Proton

In quantum chromodynamics, the modern theory of the nuclear force, most of the mass of protons and neutrons is explained by special relativity. The mass of a proton is about 80–100 times greater than the sum of the rest masses of its three valence quarks, while the gluons have zero rest mass. The extra energy of the quarks and gluons in a proton, as compared to the rest energy of the quarks alone in the QCD vacuum, accounts for almost 99% of the proton's mass. The rest mass of a proton is, thus, the invariant mass of the system of moving quarks and gluons that make up the particle, and, in such systems, even the energy of massless particles confined to a system is still measured as part of the rest mass of the system.

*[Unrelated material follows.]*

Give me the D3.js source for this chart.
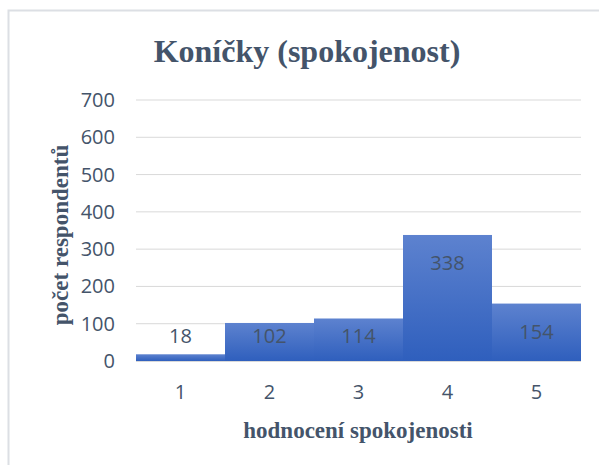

Two terms are used in referring to the mass of the quarks that make up protons: current quark mass refers to the mass of a quark by itself, while constituent quark mass refers to the current quark mass plus the mass of the gluon particle field surrounding the quark.^{: 285–286  : 150–151} These masses typically have very different values. The kinetic energy of the quarks that is a consequence of confinement is a contribution (see Mass in special relativity). Using lattice QCD calculations, the contributions to the mass of the proton are the quark condensate (~9%, comprising the up and down quarks and a sea of virtual strange quarks), the quark kinetic energy (~32%), the gluon kinetic energy (~37%), and the anomalous gluonic contribution (~23%, comprising contributions from condensates of all quark flavors).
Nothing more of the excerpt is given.